In terms of real-world applications, AWS Ocean Energy CEO Simon Gray said the Waveswing had characteristics that made it “ideal for remote energy applications such as powering subsea oilfield facilities and oceanographic monitoring.”
Gray later added that the company also expects to “develop platforms housing up to twenty 500kW units with a potential capacity of 10MW per platform.”
The sea trials will take place at a European Marine Energy Center test site in the sheltered waters of Scapa Flow, Orkney.
Orkney, an archipelago, lies north of mainland Scotland. Since its inception in 2003, EMEC, based there, has become a major hub for wave and tidal power development.
Neil Kermode, Managing Director of EMEC, said it was “great to see the Waveswing deployed, survived and operated at our proving ground this year”.
“We know there are epic amounts of energy in the seas of Britain and around the world,” added Kermode. “It’s really rewarding to see a Scottish company making such strides in harvesting this truly sustainable energy.”
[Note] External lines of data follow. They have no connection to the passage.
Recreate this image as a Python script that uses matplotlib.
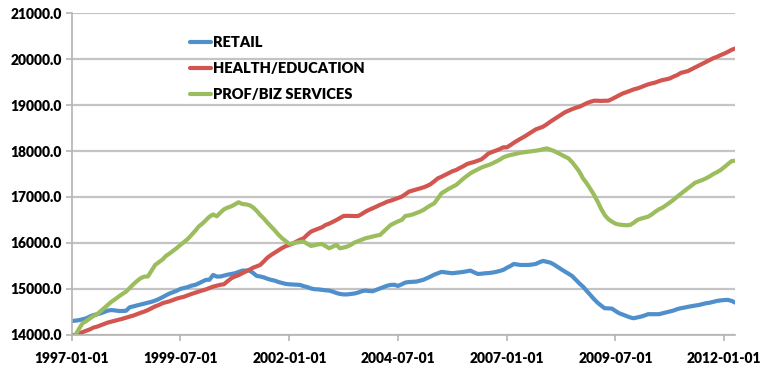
import pandas as pd
import matplotlib.pyplot as plt
from matplotlib.ticker import FormatStrFormatter

plt.rcParams['font.family'] = ['Lato', 'DejaVu Sans']

# monthly series, 1997-01 .. 2012-04 (thousands of jobs)
retail = [
    14300, 14310, 14320, 14340, 14360, 14400, 14430, 14450, 14470, 14500, 14530, 14540,
    14530, 14520, 14520, 14525, 14600, 14620, 14640, 14660, 14680, 14700, 14720, 14746,
    14780, 14820, 14860, 14900, 14930, 14960, 15000, 15020, 15040, 15070, 15087, 15120,
    15160, 15196, 15200, 15304, 15268, 15270, 15290, 15310, 15326, 15340, 15370, 15398,
    15400, 15398, 15350, 15283, 15270, 15250, 15220, 15196, 15180, 15150, 15130, 15109,
    15100, 15095, 15090, 15087, 15060, 15040, 15010, 14993, 14990, 14980, 14970, 14964,
    14940, 14910, 14891, 14880, 14880, 14891, 14900, 14920, 14950, 14964, 14955, 14949,
    14980, 15010, 15040, 15070, 15087, 15090, 15065, 15100, 15138, 15150, 15155, 15159,
    15180, 15200, 15232, 15270, 15310, 15340, 15370, 15360, 15350, 15341, 15350, 15360,
    15370, 15385, 15398, 15360, 15326, 15330, 15340, 15345, 15355, 15370, 15390, 15413,
    15460, 15500, 15543, 15530, 15520, 15522, 15522, 15530, 15543, 15580, 15609, 15590,
    15572, 15530, 15480, 15428, 15380, 15330, 15283, 15200, 15120, 15050, 14960, 14870,
    14780, 14700, 14640, 14580, 14575, 14572, 14520, 14471, 14440, 14410, 14380, 14362,
    14380, 14398, 14420, 14450, 14450, 14450, 14450, 14470, 14490, 14507, 14530, 14560,
    14580, 14594, 14610, 14625, 14638, 14650, 14670, 14689, 14700, 14720, 14739, 14750,
    14758, 14761, 14740, 14703,
]
health = [
    13990, 14000, 14030, 14060, 14090, 14120, 14159, 14180, 14210, 14240, 14270, 14290,
    14311, 14330, 14350, 14375, 14398, 14420, 14450, 14480, 14507, 14540, 14580, 14620,
    14650, 14689, 14710, 14730, 14760, 14790, 14811, 14830, 14860, 14890, 14915, 14942,
    14965, 14990, 15020, 15050, 15070, 15090, 15102, 15170, 15233, 15270, 15300, 15341,
    15380, 15420, 15460, 15490, 15522, 15600, 15680, 15739, 15790, 15840, 15890, 15930,
    15957, 15990, 16030, 16070, 16102, 16180, 16246, 16280, 16310, 16340, 16391, 16420,
    16460, 16500, 16540, 16587, 16590, 16587, 16585, 16587, 16630, 16680, 16720, 16754,
    16790, 16830, 16860, 16898, 16920, 16950, 16980, 17007, 17060, 17116, 17140, 17165,
    17189, 17210, 17239, 17280, 17340, 17406, 17440, 17480, 17520, 17560, 17587, 17630,
    17670, 17717, 17740, 17760, 17790, 17819, 17880, 17949, 17980, 18010, 18040, 18080,
    18080, 18130, 18180, 18230, 18275, 18320, 18370, 18420, 18471, 18500, 18529, 18580,
    18638, 18690, 18740, 18790, 18840, 18877, 18910, 18940, 18964, 19000, 19040, 19070,
    19094, 19094, 19090, 19094, 19094, 19130, 19170, 19210, 19254, 19280, 19310, 19340,
    19362, 19390, 19420, 19450, 19471, 19490, 19520, 19545, 19560, 19580, 19620, 19652,
    19700, 19720, 19739, 19780, 19819, 19860, 19900, 19942, 19980, 20020, 20050, 20087,
    20120, 20159, 20200, 20232,
]
profbiz = [
    13900, 14000, 14130, 14254, 14300, 14360, 14410, 14450, 14520, 14590, 14660, 14725,
    14780, 14840, 14890, 14942, 15020, 15100, 15170, 15233, 15268, 15270, 15400, 15522,
    15580, 15640, 15717, 15770, 15830, 15890, 15957, 16020, 16087, 16170, 16260, 16355,
    16420, 16500, 16572, 16620, 16580, 16660, 16732, 16770, 16797, 16840, 16885, 16848,
    16840, 16820, 16776, 16700, 16609, 16530, 16440, 16355, 16270, 16180, 16102, 16040,
    15978, 15990, 16010, 16020, 16029, 15980, 15935, 15950, 15970, 15978, 15930, 15884,
    15920, 15957, 15884, 15900, 15920, 15960, 16007, 16040, 16070, 16102, 16120, 16140,
    16160, 16174, 16246, 16320, 16391, 16430, 16470, 16500, 16587, 16600, 16620, 16650,
    16681, 16720, 16770, 16820, 16862, 16970, 17080, 17130, 17180, 17220, 17261, 17330,
    17400, 17460, 17515, 17560, 17600, 17640, 17670, 17696, 17730, 17768, 17810, 17860,
    17890, 17913, 17930, 17950, 17965, 17975, 17985, 17995, 18007, 18020, 18040, 18058,
    18030, 18000, 17963, 17920, 17880, 17841, 17760, 17659, 17550, 17406, 17300, 17180,
    17050, 16900, 16750, 16609, 16520, 16464, 16420, 16400, 16391, 16385, 16391, 16440,
    16500, 16530, 16550, 16572, 16620, 16681, 16732, 16770, 16826, 16880, 16940, 17007,
    17070, 17130, 17189, 17250, 17311, 17340, 17370, 17406, 17450, 17500, 17540, 17587,
    17650, 17717, 17780, 17790,
]
tick_labels = ['1997-01-01', '1999-07-01', '2002-01-01', '2004-07-01',
               '2007-01-01', '2009-07-01', '2012-01-01']

dates = pd.date_range('1997-01-01', periods=len(retail), freq='MS')

fig = plt.figure(figsize=(7.65, 3.75), dpi=100)
ax = fig.add_axes([0.094, 0.107, 0.867, 0.858])

ax.plot(dates, retail, color='#4f8fcc', lw=3, label='RETAIL', solid_capstyle='round')
ax.plot(dates, health, color='#d25550', lw=3, label='HEALTH/EDUCATION', solid_capstyle='round')
ax.plot(dates, profbiz, color='#9bbd5d', lw=3, label='PROF/BIZ SERVICES', solid_capstyle='round')

ax.set_ylim(14000, 21000)
ax.set_xlim(dates[0], dates[-1])
ax.set_yticks(range(14000, 21001, 1000))
ax.yaxis.set_major_formatter(FormatStrFormatter('%.1f'))
ax.set_xticks(pd.to_datetime(tick_labels))
ax.set_xticklabels(tick_labels)

ax.grid(axis='y', color='#c4c4c4', lw=1.6)
ax.set_axisbelow(True)
for s in ['top', 'right']:
    ax.spines[s].set_visible(False)
for s in ['left', 'bottom']:
    ax.spines[s].set_color('#b4b4b4')
    ax.spines[s].set_linewidth(1.2)
ax.tick_params(axis='both', color='#b4b4b4', width=1.2, length=4, direction='out')
ax.tick_params(axis='x', pad=8)
ax.tick_params(axis='y', pad=3)
for lab in ax.get_xticklabels() + ax.get_yticklabels():
    lab.set_fontweight('heavy')
    lab.set_fontsize(10)

leg = ax.legend(loc='upper left', bbox_to_anchor=(0.178, 0.93), frameon=False,
                handlelength=1.45, handletextpad=0.1, labelspacing=0.92,
                borderaxespad=0, borderpad=0, prop={'weight': 'heavy', 'size': 10.5})

fig.savefig('out.png', dpi=100)
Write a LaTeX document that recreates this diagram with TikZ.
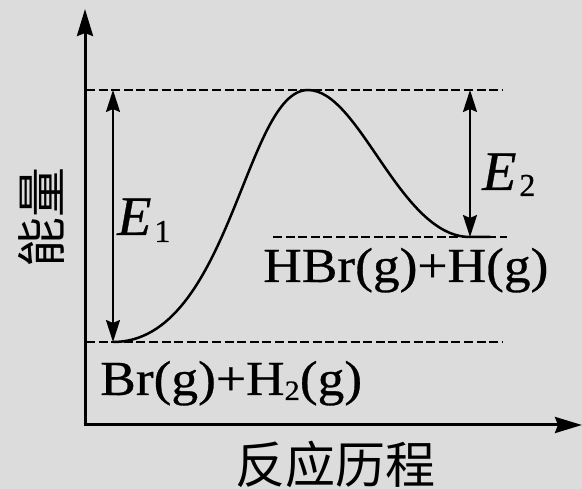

While the potential of ocean energy is exciting, the footprint of wave and tidal power projects remains very small compared to other renewable energies.
In data released in March 2022, Ocean Energy Europe said 2.2 megawatts of tidal power capacity was installed in Europe last year, compared to just 260 kilowatts in 2020.
For wave energy, 681 kW was installed, which according to the OEE means a tripling. Globally, 1.38 MW of wave power was connected to the grid in 2021, while 3.12 MW of tidal power capacity was installed.
For comparison: According to the industry association WindEurope, Europe installed 17.4 gigawatts of wind power capacity in 2021.